Часто думают, что общественный инстинкт или, что то же, симпатия между людьми, распространяясь все более и более, станет такой всеобщей, что все члены человечества почувствуют себя солидарными и будут действовать, имея в виду только общее благо. Но в действительности задача гораздо сложнее. Слишком усиленная симпатия может оказаться вредной. Как известно, некоторые нации, влекомые симпатией, принимали деятельное участие в войнах, результаты которых не были благоприятны. Симпатия, обнаруживаемая к дурным и опасным людям, может точно так же быть пагубной. Итак, общественный инстинкт часто приходится сдерживать в интересах самой группы людей, соединенных для общей цели.
Следует ли распространять симпатию на все человечество, или надо сосредоточивать ее на группе людей?
Теоретически часто говорят о солидарности всего человечества, думают, что можно одинаково симпатизировать всем расам, даже наиболее удаляющимся от типа цивилизованного человека.

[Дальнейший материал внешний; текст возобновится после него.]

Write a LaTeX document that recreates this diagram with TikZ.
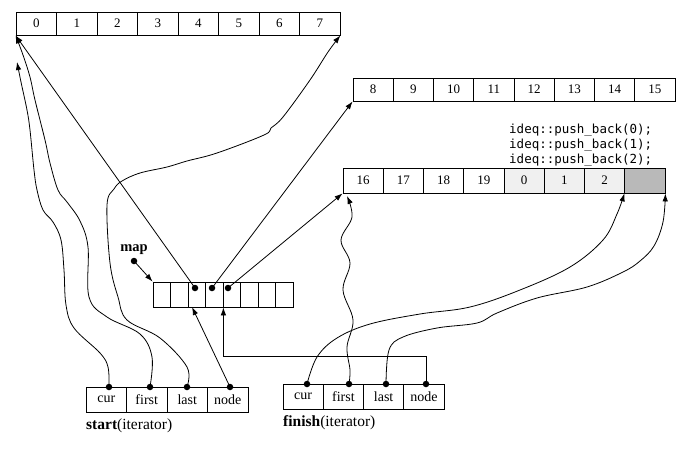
\documentclass[tikz,border=0pt]{standalone}
\usepackage{fontspec}
\setmainfont{Liberation Serif}
\newfontfamily\monofont{DejaVu Sans Mono}
\usetikzlibrary{arrows.meta,calc}
\tikzset{
  cell/.style={draw, line width=0.8pt, inner sep=0, minimum width=40.5pt, minimum height=23pt, font=\fontsize{13}{14}\selectfont},
  mcell/.style={draw, line width=0.8pt, inner sep=0, minimum width=17.5pt, minimum height=25pt},
  ptr/.style={line width=0.8pt, -{Latex[length=8pt,width=5.5pt]}},
  dot/.style={circle, fill=black, inner sep=0, minimum size=6.5pt},
  lbl/.style={font=\fontsize{15.5}{17}\selectfont, inner sep=0}
}
\begin{document}
\begin{tikzpicture}[x=1pt,y=-1pt]
\useasboundingbox (0,0) rectangle (690,450);
% top buffer
\foreach \i in {0,...,7} {
  \node[cell] (a\i) at ({16+40.5*\i+20.25},23.5) {\i};
}
% second buffer
\foreach \i [evaluate=\i as \v using int(\i+8)] in {0,...,7} {
  \node[cell, minimum width=40.25pt] (b\i) at ({353+40.25*\i+20.125},89.5) {\v};
}
% third buffer
\foreach \i/\t/\f in {0/16/white,1/17/white,2/18/white,3/19/white,4/0/gray!12,5/1/gray!12,6/2/gray!12,7/{}/gray!55} {
  \node[cell, minimum width=40.25pt, minimum height=25pt, fill=\f] (c\i) at ({343+40.25*\i+20.125},180.5) {\t};
}
% text
\node[anchor=west, align=left, inner sep=0, font=\fontsize{12.5}{15}\monofont] (code) at (509,145)
  {ideq::push\_back(0);\\ideq::push\_back(1);\\ideq::push\_back(2);};
% map
\foreach \i in {0,...,7} {
  \node[mcell] (m\i) at ({153+17.5*\i+8.75},294.5) {};
}
\node[inner sep=0, font=\fontsize{14.5}{16}\selectfont\bfseries] (maplbl) at (134,250) {map};
\node[dot] (mapd) at (134,261) {};
\node[dot] (md2) at (195,288) {};
\node[dot] (md3) at (212,288) {};
\node[dot] (md4) at (228,288) {};
% start iterator
\foreach \i/\t in {0/cur,1/first,2/last,3/node} {
  \node[cell, minimum height=25pt, font=\fontsize{14}{15}\selectfont] (s\i) at ({86+40.5*\i+20.25},399.5) {\t};
}
\node[lbl, anchor=west] (slbl) at (86,426) {\textbf{start}(iterator)};
% finish iterator
\foreach \i/\t in {0/cur,1/first,2/last,3/node} {
  \node[cell, minimum width=40.25pt, minimum height=25pt, font=\fontsize{14}{15}\selectfont] (f\i) at ({283+40.25*\i+20.125},396.5) {\t};
}
\node[lbl, anchor=west] (flbl) at (283,423) {\textbf{finish}(iterator)};
% dots on iterators
\node[dot] (sd0) at (109,387) {};
\node[dot] (sd1) at (150,387) {};
\node[dot] (sd2) at (187,387) {};
\node[dot] (sd3) at (230,387) {};
\node[dot] (fd0) at (307,384) {};
\node[dot] (fd1) at (349,384) {};
\node[dot] (fd2) at (386,384) {};
\node[dot] (fd3) at (426,384) {};
\coordinate (a0low) at (17,62);
\coordinate (m2bot) at (192,307);
\coordinate (c0first) at (347,196);
% map pointers
\draw[ptr] (mapd.center) -- (m0.north west);
\draw[ptr] (md2.center) -- (a0.south west);
\draw[ptr] (md3.center) -- (b0.south west);
\draw[ptr] (md4.center) -- (c0.south west);
% start iterator pointers
\draw[ptr] (sd3.center) -- (m2bot);
\draw[ptr] plot[smooth, tension=0.6] coordinates {(sd0.center) (108,367) (100,353) (74,328) (66,305) (64,270) (61,240) (53,222) (43,210) (37,190) (34,170) (30,130) (27,110) (21,82) (a0low)};
\draw[ptr] plot[smooth, tension=0.6] coordinates {(sd1.center) (152,357) (140,334) (107,317) (89,297) (88,247) (80,221) (67,202) (58,190) (50,163) (45,140) (35,100) (30,77) (23,55) (a0.south west)};
\draw[ptr] plot[smooth, tension=0.6] coordinates {(sd2.center) (187,367) (160,338) (127,320) (118,297) (110,263) (107,205) (114,189) (122,181) (140,173) (167,167) (187,161) (217,153) (264,135) (271,128) (283,117) (310,80) (328,52) (a7.south east)};
% finish iterator pointers
\draw[ptr] (fd3.center) -- (426,356) -| (m3.south east);
\draw[ptr] plot[smooth, tension=0.6] coordinates {(fd0.center) (317,357) (337,338) (370,324) (420,314) (470,307) (520,290) (570,267) (603,240) (617,214) (c7.south west)};
\draw[ptr] plot[smooth, tension=0.6] coordinates {(fd1.center) (350,370) (347,347) (353,320) (343,290) (350,263) (341,240) (352,217) (c0first)};
\draw[ptr] plot[smooth, tension=0.6] coordinates {(fd2.center) (389,350) (403,337) (437,328) (477,323) (497,313) (537,298) (587,287) (623,272) (640,261) (654,246) (663,222) (c7.south east)};
\end{tikzpicture}
\end{document}
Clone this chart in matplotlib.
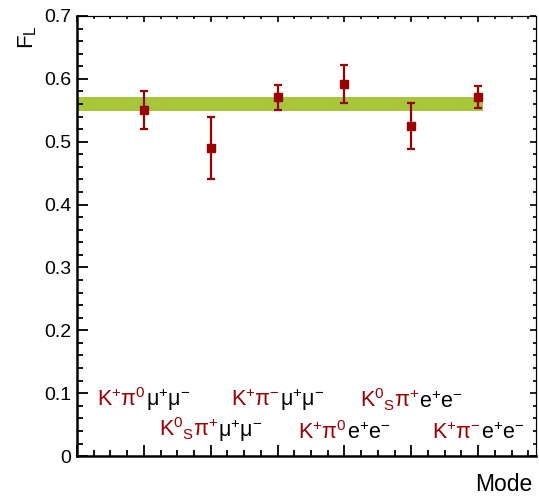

Это теоретическое мнение в странах, населенных различными расами, часто наталкивается на чисто практические затруднения.
Так, в Америке и в нескольких других странах были изданы ограничительные законы против китайцев; им отказывали в той степени симпатии, которую обнаруживали относительно других народов. Негритянский вопрос также очень усложнился в тех странах, где чернокожие живут среди белых. В Европе вообще осуждают людей белой расы за то, что они завладевают странами первобытных народов.
«Теория ортобиоза отказывается руководиться метафизическими построениями и оставляет в стороне всякую квалификацию мирового процесса и целей мироздания, равно как она не признает космического чувства и необходимости подчинения человечества неизвестному целому»
Сутерланд – автор выдающегося сочинения о происхождении и развитии нравственного инстинкта, оправдывает этот произвол. На вопрос, хорошо ли поступили белые, овладев австралийскими лесами, принадлежавшими черным, он отвечает утвердительно. «Известный нравственный инстинкт, – говорит он, – осуждает подобную политику, а между тем она была, несомненно, правильной» (там же, стр. 796). Подводя итоги своим исследованиям по этому поводу, автор приходит к тому выводу, что «нравственное поведение заключается в рациональном компромиссе между индивидуальными и социальными инстинктами, так часто сталкивающимися» (там же, стр. 708). Однако он, подобно своим предшественникам, не раскрывает этой рациональной основы.